Henry excels in positioning. He’s not a fast guy or a fluid-hips guy. He’s a right place, right time guy. Which is why the slowest guy in our secondary led us in interceptions last year. I had designs on moving him forward to Nate Bussey’s old Sam linebacker position, but the coaches weren’t buying. They want Henry to combine with Supo Sanni, STEVEHULL, and PNY to give us our best rotation of safeties since Mitchell-Harrison-Sanders. I’m hoping that’s what we’ll see.
11. Derek Dimke
Kickers are hard to rank. Something tells me they shouldn’t ever be ranked in the top-10 – I mean, they’re just kickers – but when you look back on a season and realize that two missed field goals could make you 5-7 instead of 7-5, you consider ranking them #1.

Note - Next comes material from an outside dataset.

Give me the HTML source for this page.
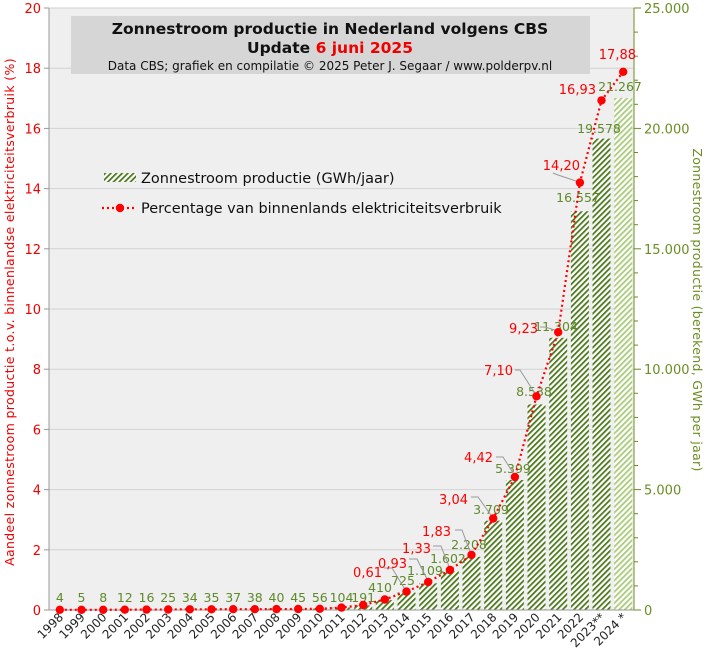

Speaking of #1, that’s where Rittenberg ranks Dimke among Big Ten kickers. I might go one further – if he wants to, he can be the top kicker in the nation. Some kickers are deadly accurate but don’t have a big leg, and some have a big leg but aren’t particularly accurate (those kickers are called “kickoff specialists”). Dimke is both. He’s an amazing 29-34 on field goals in his career, and he led the Big Ten in touchbacks last year. If he keeps that up, he’ll probably find himself at the award ceremony at the end of the year as a Lou Groza award finalist.
10. Jonathan Brown
I’ll be honest. I originally ranked him #4 on this list. After the spring game, I was so excited about this kid that I wanted to make a statement – I will put him in the top-5 and declare his greatness to the world before he reveals his greatness to the world.
But over the month that I’ve been cranking through this series, I’ve thought more and more about it, and I think #4 is too high for a true sophomore. (Yes, I’m delusional enough to think that my blog in a tiny corner of the internet would somehow put too much pressure on a sophomore linebacker by ranking him in the top-5.) So, I moved him to #10. Yes, he has to get his anger under control (he was tossed out of a spring scrimmage for fighting – again), but not too under control. I want him to play with a healthy level of Butkus anger. If he can do that, and if he can continue to learn and grow under Vic Koenning, he can lead the team in tackles. He has a nose for the ball. Man – now I want to move him back up to #4.
9. Terry Hawthorne
It is with great sadness that I rank the Black Cat #9. Last year, I had him at #2 and expected big things on defense, in the return game, and even on a few offensive plays. Then he broke his foot before the Missouri game. Then, this spring, he sprained his ankle. Combine that with his broken hand during his freshman year, and you have the reason I lowered him down to 9th: the uncertainty that he’ll ever be 100% healthy.
When healthy, I firmly believe he’s one of the top-10 athletes in the Big Ten conference. The Michigan game in 2009 showed us that he’s ridiculously fast. The 2010 spring game showed us that he can be an electrifying punt returner. The Texas Bowl showed us he can be pretty good when he’s healthy. Here’s hoping – who am I kidding, here’s praying and fasting – that Terry Hawthorne plays the 2011 season injury free.
I want him to make a push for #1 on this list next summer.